Foster está haciendo un cómic adulto, y alejado de tópicos, de ideas ñoñas y de infantilismos, describe el serrallo de Donardo, su intento de violación a Aleta, la homosexualidad de su delicado hijo, igual que luego aborda el adulterio entre Ginebra y Lancelot sin medias tintas o muestra la depravación de los nobles parisinos. Hay una delicadeza infinita en la escena en que Aleta confirma a Val, separados ambos por la muralla, que sigue siendo doncella: “¡Mi corazón es tuyo solamente y por ti esperaré hasta el final de los tiempos, mi príncipe!”.
Rompiendo de nuevo barreras, Foster casa a Val y Aleta, y a partir de entonces la serie gana en realismo doméstico, ensalzando tanto la vida en la pareja como la aventura épica. Igual que en el retrato de la vida en los bosques, las trampas de caza, las construcciones, los barcos se nota que hay detrás una experiencia vivida y amada, el matrimonio del príncipe y la reina se llena de jugosas anécdotas, peleas y reconciliaciones, separaciones y guiños amorosos que suenan a reales porque sin duda fueron de verdad. Foster no es sólo un gran observador de su entorno, sino del ser humano, y sin duda Helen, su particular Aleta, era el ser humano que más cerca tenía.

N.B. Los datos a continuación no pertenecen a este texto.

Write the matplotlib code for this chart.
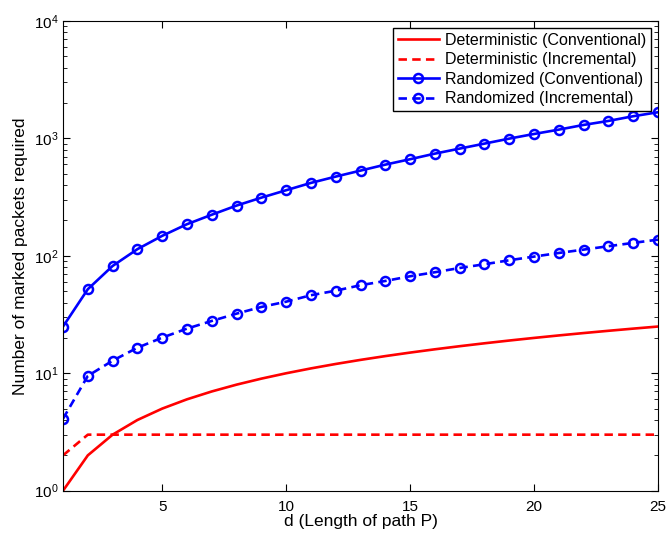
import matplotlib
matplotlib.use("Agg")
import matplotlib.pyplot as plt
from matplotlib.ticker import LogLocator, NullFormatter

plt.rcParams['font.family'] = ['Liberation Sans', 'DejaVu Sans']
plt.rcParams['mathtext.fontset'] = 'custom'
plt.rcParams['mathtext.rm'] = 'Liberation Sans'
plt.rcParams['mathtext.it'] = 'Liberation Sans:italic'

d = list(range(1, 26))
det_conv = list(range(1, 26))
det_incr = [2] + [3] * 24
rand_conv = [25, 52, 82, 114, 148, 186, 224, 268, 313, 362, 418, 473, 532,
             598, 665, 742, 819, 903, 996, 1091, 1188, 1303, 1409, 1545, 1671]
rand_incr = [4.1, 9.5, 12.8, 16.5, 20.1, 24, 27.9, 32.2, 36.7, 40.7, 46.2, 50.5, 56.2,
             61.1, 67, 72.5, 78.8, 84.8, 91.7, 98.5, 105.8, 113, 120.8, 128.9, 137.4]
labels = ['Deterministic (Conventional)', 'Deterministic (Incremental)',
          'Randomized (Conventional)', 'Randomized (Incremental)']

fig = plt.figure(figsize=(6.67, 5.34), dpi=100)
ax = fig.add_axes([0.0945, 0.0811, 0.892, 0.8796])

dash = (0, (3.2, 2.0))
lw = 1.9
ax.plot(d, det_conv, color='#ff0000', lw=lw, label=labels[0])
ax.plot(d, det_incr, color='#ff0000', lw=lw, ls=dash, label=labels[1])
ax.plot(d, rand_conv, color='#0000ff', lw=lw, marker='o', ms=6.5, mfc='none',
        mew=1.8, label=labels[2])
ax.plot(d, rand_incr, color='#0000ff', lw=lw, ls=dash, marker='o', ms=6.5, mfc='none',
        mew=1.8, label=labels[3])

ax.set_yscale('log')
ax.set_xlim(1, 25)
ax.set_ylim(1, 1e4)
ax.set_xticks([5, 10, 15, 20, 25])
ax.yaxis.set_major_locator(LogLocator(base=10, numticks=10))
ax.yaxis.set_minor_locator(LogLocator(base=10, subs=range(2, 10), numticks=100))
ax.yaxis.set_minor_formatter(NullFormatter())
ax.tick_params(which='both', direction='in', top=True, right=True, labelsize=11)
ax.tick_params(axis='x', pad=7)
ax.tick_params(which='major', length=5, width=0.8)
ax.tick_params(which='minor', length=3, width=0.6)

ax.set_xlabel('d (Length of path P)', fontsize=12.5, labelpad=0)
ax.set_ylabel('Number of marked packets required', fontsize=12.5, labelpad=4)

leg = ax.legend(loc='upper right', fontsize=11.5, frameon=True, fancybox=False,
                edgecolor='black', framealpha=1, borderpad=0.3, labelspacing=0.28,
                handlelength=2.6, handletextpad=0.35, borderaxespad=0.45)
leg.get_frame().set_linewidth(1.0)

fig.savefig('out.png', dpi=100)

Aleta proporcionará momentos humorísticos (observen la genialidad de la escena del oso en el estanque de la página 489), y momentos de pura épica que nos esperan en el próximo número: el encontronazo con Ulfrun, la llegada a América, la maternidad, donde Foster mostrará a Aleta más bella que nunca, con esa mirada de felicidad que sólo quien ha sido testigo de esos ojos y ese momento es capaz de retratar.

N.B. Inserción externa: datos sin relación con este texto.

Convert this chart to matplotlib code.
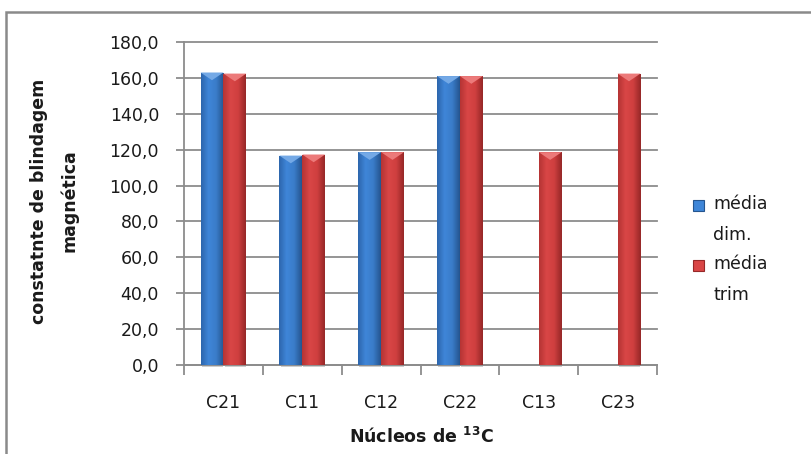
import numpy as np
import matplotlib
matplotlib.use("Agg")
import matplotlib.pyplot as plt
from matplotlib.colors import LinearSegmentedColormap
from matplotlib.patches import Polygon, Rectangle

plt.rcParams['font.family'] = ['DejaVu Sans']
plt.rcParams['mathtext.fontset'] = 'dejavusans'

categories = ["C21", "C11", "C12", "C22", "C13", "C23"]
media_dim = [163.0, 116.7, 118.6, 161.0, np.nan, np.nan]
media_trim = [162.4, 117.3, 118.6, 161.0, 118.6, 162.4]
series_labels = ["média\ndim.", "média\ntrim"]
y_ticks = [0, 20, 40, 60, 80, 100, 120, 140, 160, 180]

grid_col = "#8c8c8c"
text_col = "#1a1a1a"
fs = 12.5

fig = plt.figure(figsize=(8.11, 4.54), dpi=100)
ax = fig.add_axes([184 / 811, 1 - 365 / 454, (657 - 184) / 811, (365 - 42) / 454])

x = np.arange(len(categories))
w = 0.29

styles = [
    dict(cols=["#2d66ad", "#3f86d8", "#3a7cc9", "#25558f"], top="#74a9e6"),
    dict(cols=["#b53434", "#d94646", "#cf3f3f", "#962828"], top="#ec7a7a"),
]

ax.set_xlim(-0.5, len(categories) - 0.5)
ax.set_ylim(0, 180)

grad = np.linspace(0, 1, 64).reshape(1, -1)
bevel = 4.3
for k, (vals, st) in enumerate(zip([media_dim, media_trim], styles)):
    cmap = LinearSegmentedColormap.from_list(f"s{k}", st["cols"])
    bars = ax.bar(x + (k - 0.5) * w, vals, width=w, color=st["cols"][1],
                  edgecolor="none", zorder=3)
    for b, v in zip(bars, vals):
        if np.isnan(v):
            continue
        x0, bw, h = b.get_x(), b.get_width(), b.get_height()
        im = ax.imshow(grad, cmap=cmap, extent=(x0, x0 + bw, 0, h),
                       aspect="auto", zorder=4)
        im.set_clip_path(b)
        ax.add_patch(Polygon([(x0, h), (x0 + bw, h), (x0 + bw / 2, h - bevel)],
                             closed=True, facecolor=st["top"], edgecolor="none",
                             zorder=5))
        ax.add_patch(Rectangle((x0 + bw * 0.05, -1.2), bw * 0.95, 1.2,
                               facecolor="#b8b8b8", edgecolor="none", zorder=2,
                               clip_on=False, alpha=0.7))

ax.set_xlim(-0.5, len(categories) - 0.5)
ax.set_ylim(0, 180)

ax.set_yticks(y_ticks)
ax.set_yticklabels([f"{t:.1f}".replace(".", ",") for t in y_ticks])
ax.set_xticks(x)
ax.set_xticklabels(categories)
ax.set_xticks(np.arange(-0.5, len(categories)), minor=True)
ax.tick_params(axis="x", which="major", length=0, pad=21, labelsize=fs,
               colors=text_col)
ax.tick_params(axis="x", which="minor", length=7, width=1.3, color=grid_col)
ax.tick_params(axis="y", length=6, width=1.3, color=grid_col, pad=12,
               labelsize=fs, labelcolor=text_col)

ax.grid(axis="y", color=grid_col, linewidth=1.3, zorder=0)
for gl in ax.get_ygridlines():
    gl.set_clip_on(False)
ax.set_axisbelow(True)
for s in ["top", "right"]:
    ax.spines[s].set_visible(False)
for s in ["left", "bottom"]:
    ax.spines[s].set_color(grid_col)
    ax.spines[s].set_linewidth(1.3)

fig.text(54 / 811, 1 - 201 / 454, "constatnte de blindagem\nmagnética",
         rotation=90, ha="center", va="center", fontsize=fs,
         fontweight="bold", color=text_col, linespacing=1.85)
fig.text(421 / 811, 1 - 437 / 454, "Núcleos de $^{\\mathbf{13}}$C", ha="center",
         va="center", fontsize=fs, fontweight="bold", color=text_col)

# legend drawn by hand so the swatch sits beside the first line of each label
leg_rows = [205, 265]
for lab, st, yc in zip(series_labels, styles, leg_rows):
    fig.patches.append(Rectangle((693 / 811, 1 - (yc + 6) / 454), 11 / 811,
                                 11 / 454, transform=fig.transFigure,
                                 facecolor=st["cols"][1], edgecolor=st["cols"][3],
                                 linewidth=0.8))
    fig.text(713 / 811, 1 - (yc - 10) / 454, lab, ha="left", va="top",
             fontsize=fs, color=text_col, linespacing=1.95)

# outer chart frame
fig.patches.append(Rectangle((6 / 811, -0.05), 1.1, 1 - 12 / 454 + 0.05,
                             transform=fig.transFigure, facecolor="none",
                             edgecolor="#8a8a8a", linewidth=1.8, clip_on=False))

fig.savefig("out.png", dpi=100)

There never was a woman like Gilda, que decía la propaganda de la inmortal película. Nunca hubo, en la historieta, una mujer como Aleta, la reina de las islas de la Bruma, la de los cabellos rubios en los que tan magistralmente se recreaba su autor. Aleta, que sin duda causó entre las demás mujeres del mundo de los cómics la misma impresión de envidia y admiración que, entre las damas de Camelot, provocó su llegada desde el cálido sur de luces doradas y aguas azules y sonrisas de diosas.